Regulators generally recognize this, but also have to move forward on the presumption that people organizations will follow the rules of the game.
In designing social systems that are able to evolve we must build in social mechanisms that make it highly likely that breaking the rules will be discovered and punished by exclusion.
No sure that we can 'design' social systems, as the rule of unintended consequences too often creeps in.
Examples:
Working rules and social enforcement exist around spam. The rules are set in regulations around spam in many countries and the participants, including ISP's accept and enforce or support rules. In addition the vast majority of users work within the rules.
An example of nonworking rules would be anti-piracy rules. Breaking the rules is more the standard than the rules, and there is little effective punishment.
The difference between the two, or at least one difference, is in whose interests the rules were made. There is a common interest between the users and suppliers in the case of email (spammers are unwelcome interlopers, whereas there is a divergence of
interests between the content providers and content consumers in the case of privacy)
VRM works if the vendors can be confident in the identity of the customer, and if the customers can be assured of the identity of the vendors. Vendors can refuse to deal with people they cannot trust - while customers will refuse to deal with
vendors they cannot trust. Trust is broken when the rules of commerce are broken.
VRM works and trust can be built, I would argue, when the vendors and customers have a common interest. There is a common interest when there is a commercial relationship between the two where one wants to buy what the other has to sell. Your argument
about customers and vendors fails when it comes to 'free' services because customers are, in fact, the advertisers and data aggregators that pay for the services provided. The fact that there is a trusted relationship between service provider and advertiser
is the problem. So for these free services, your argument suggest to me that there needs to be a three way transitive trust relationship - Advertisor/Aggregator <-> Service Provider <-> Service Consumer.

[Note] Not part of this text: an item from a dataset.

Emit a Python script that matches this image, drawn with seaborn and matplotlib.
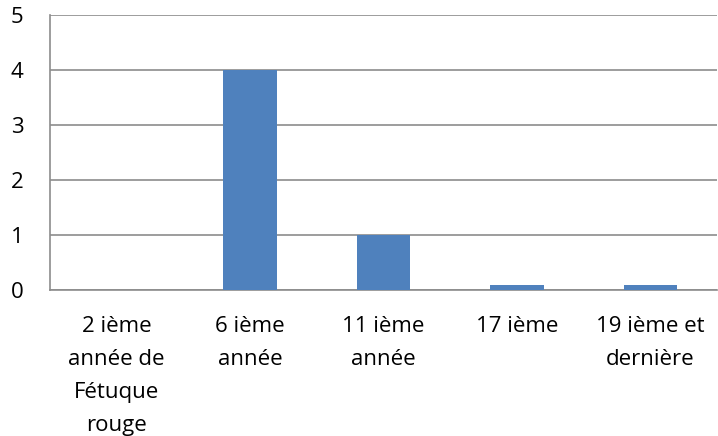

If you look at successful living systems then this principle is everywhere. Darwin had it right when he talked about survival of the fittest. Those who interpreted him by thinking that the fittest were the fittest in a competitive sense were
wrong. The fittest are those who best fitted into the environment and cooperated with other entities in the environment so that they were able to survive and pass on their genes.

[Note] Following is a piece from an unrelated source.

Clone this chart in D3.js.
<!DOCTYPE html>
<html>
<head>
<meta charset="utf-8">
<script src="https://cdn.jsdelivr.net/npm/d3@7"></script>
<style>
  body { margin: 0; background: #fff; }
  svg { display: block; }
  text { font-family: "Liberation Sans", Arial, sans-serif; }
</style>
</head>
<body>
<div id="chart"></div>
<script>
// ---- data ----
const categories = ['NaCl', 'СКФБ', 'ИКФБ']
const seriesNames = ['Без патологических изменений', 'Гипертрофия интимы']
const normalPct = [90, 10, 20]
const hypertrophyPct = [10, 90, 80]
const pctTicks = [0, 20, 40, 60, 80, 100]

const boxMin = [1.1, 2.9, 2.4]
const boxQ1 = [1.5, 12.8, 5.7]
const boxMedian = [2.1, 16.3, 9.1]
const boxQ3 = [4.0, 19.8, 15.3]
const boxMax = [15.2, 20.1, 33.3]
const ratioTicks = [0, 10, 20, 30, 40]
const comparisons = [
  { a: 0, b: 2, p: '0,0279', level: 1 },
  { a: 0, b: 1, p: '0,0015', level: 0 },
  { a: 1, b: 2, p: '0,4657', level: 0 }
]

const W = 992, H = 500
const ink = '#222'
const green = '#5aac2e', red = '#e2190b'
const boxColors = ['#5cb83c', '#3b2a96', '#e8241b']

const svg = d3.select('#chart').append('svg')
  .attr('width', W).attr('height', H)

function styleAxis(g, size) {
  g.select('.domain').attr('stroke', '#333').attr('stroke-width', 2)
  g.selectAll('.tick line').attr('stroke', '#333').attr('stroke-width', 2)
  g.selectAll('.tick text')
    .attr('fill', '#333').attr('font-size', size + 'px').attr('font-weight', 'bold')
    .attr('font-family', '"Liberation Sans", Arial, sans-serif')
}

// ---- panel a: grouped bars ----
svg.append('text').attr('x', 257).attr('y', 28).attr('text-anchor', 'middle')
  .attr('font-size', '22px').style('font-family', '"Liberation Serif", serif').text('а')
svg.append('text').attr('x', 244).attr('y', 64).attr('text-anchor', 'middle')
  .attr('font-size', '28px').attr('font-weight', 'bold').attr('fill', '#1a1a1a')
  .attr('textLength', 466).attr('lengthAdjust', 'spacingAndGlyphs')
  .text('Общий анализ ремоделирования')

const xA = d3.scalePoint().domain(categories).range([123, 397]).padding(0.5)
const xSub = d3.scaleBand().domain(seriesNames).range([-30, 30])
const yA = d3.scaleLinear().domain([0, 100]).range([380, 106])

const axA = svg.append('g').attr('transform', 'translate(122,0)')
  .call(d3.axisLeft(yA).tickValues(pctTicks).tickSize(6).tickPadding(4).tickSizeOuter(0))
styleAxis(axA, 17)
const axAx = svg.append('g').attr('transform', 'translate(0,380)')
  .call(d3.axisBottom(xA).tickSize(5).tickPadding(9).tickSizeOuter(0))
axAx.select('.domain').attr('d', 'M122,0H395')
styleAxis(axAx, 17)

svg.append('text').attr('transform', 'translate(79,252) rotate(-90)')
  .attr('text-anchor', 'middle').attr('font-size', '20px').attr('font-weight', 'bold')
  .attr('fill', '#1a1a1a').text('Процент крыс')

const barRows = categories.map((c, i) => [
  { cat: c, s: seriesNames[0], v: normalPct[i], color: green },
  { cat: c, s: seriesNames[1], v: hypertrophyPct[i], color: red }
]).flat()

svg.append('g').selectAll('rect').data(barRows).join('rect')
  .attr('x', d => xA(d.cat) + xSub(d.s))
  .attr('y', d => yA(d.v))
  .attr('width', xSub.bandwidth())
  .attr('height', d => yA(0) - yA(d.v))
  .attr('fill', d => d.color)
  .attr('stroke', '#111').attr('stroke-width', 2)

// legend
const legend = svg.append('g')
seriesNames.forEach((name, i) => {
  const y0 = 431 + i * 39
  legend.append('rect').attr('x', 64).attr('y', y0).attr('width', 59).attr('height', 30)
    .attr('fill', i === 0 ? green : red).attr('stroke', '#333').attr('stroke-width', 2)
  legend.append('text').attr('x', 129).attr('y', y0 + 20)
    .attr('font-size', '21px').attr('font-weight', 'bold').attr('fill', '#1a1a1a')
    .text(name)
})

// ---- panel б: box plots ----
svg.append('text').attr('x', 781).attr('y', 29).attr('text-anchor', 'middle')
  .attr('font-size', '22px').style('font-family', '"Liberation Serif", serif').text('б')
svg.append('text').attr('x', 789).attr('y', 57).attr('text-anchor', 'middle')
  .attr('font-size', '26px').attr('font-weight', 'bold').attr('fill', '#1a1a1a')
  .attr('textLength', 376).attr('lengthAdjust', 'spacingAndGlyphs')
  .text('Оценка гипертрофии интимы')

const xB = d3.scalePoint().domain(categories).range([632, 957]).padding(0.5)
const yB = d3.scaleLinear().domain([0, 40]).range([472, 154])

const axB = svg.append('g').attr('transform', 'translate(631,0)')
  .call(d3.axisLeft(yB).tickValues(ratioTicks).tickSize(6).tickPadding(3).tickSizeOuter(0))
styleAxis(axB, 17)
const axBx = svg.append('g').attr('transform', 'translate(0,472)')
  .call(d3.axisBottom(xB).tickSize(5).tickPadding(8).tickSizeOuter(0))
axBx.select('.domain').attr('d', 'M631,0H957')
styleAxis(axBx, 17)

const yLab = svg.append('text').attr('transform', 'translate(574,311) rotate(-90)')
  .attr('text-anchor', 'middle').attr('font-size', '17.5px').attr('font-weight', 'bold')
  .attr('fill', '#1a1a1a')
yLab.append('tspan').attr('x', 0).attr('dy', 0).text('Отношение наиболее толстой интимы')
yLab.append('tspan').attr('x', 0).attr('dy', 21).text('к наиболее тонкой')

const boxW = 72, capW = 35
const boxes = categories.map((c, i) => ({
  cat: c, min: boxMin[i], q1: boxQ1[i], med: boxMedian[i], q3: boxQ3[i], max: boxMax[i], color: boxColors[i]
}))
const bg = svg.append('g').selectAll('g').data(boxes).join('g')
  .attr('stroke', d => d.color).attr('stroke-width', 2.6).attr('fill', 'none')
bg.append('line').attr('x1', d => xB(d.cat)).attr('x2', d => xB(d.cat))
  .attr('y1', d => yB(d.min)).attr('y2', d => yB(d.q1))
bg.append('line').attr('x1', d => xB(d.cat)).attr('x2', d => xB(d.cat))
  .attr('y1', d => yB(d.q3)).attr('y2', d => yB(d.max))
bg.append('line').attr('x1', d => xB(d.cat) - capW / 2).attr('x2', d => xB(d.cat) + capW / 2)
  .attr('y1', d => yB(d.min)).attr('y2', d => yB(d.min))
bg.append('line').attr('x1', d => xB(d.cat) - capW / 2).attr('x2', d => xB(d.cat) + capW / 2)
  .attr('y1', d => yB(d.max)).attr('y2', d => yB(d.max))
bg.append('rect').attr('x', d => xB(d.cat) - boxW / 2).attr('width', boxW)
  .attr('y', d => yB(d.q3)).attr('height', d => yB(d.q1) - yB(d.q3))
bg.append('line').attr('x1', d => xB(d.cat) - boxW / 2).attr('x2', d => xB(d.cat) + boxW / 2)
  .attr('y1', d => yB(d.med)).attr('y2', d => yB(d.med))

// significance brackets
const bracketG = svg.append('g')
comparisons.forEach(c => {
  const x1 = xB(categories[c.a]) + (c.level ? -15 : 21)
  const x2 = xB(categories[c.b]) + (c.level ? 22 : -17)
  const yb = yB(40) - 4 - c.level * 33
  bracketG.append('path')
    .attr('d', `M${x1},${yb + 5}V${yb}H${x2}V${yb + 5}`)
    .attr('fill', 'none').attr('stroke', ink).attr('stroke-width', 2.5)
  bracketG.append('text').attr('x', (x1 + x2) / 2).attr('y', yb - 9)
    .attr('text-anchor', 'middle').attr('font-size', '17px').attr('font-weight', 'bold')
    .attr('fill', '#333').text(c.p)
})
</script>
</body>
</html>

The best solution to passing on genes isn't always cooperation. Both symbiosis and parasitism work in evolutionary time. VRM is an argument for symbiosis (mutual benefit), but the current model is parasitic.
Humans have made the evolutionary step of being able to create environments in which to live and evolve. The environments we create that best survive are those where the forces of cooperation and the interests of the group outweigh the forces
of competition and self interest. To see how this works read "Super Cooperators - Altruism Evolution, and why we need each other to succeed" by Nowak and Highfield."
In the world of commerce knowing who the other party is so you can refuse to deal with them is the reason why VRM enables self regulation through exclusion. Stop cooperating and give individual entities the ability to stop dealing with the rule
breakers enforces compliance. Trying to enforce compliance of rules by force does not work in the interconnected world of commerce. Excluding rule breakers from a profitable participation does work.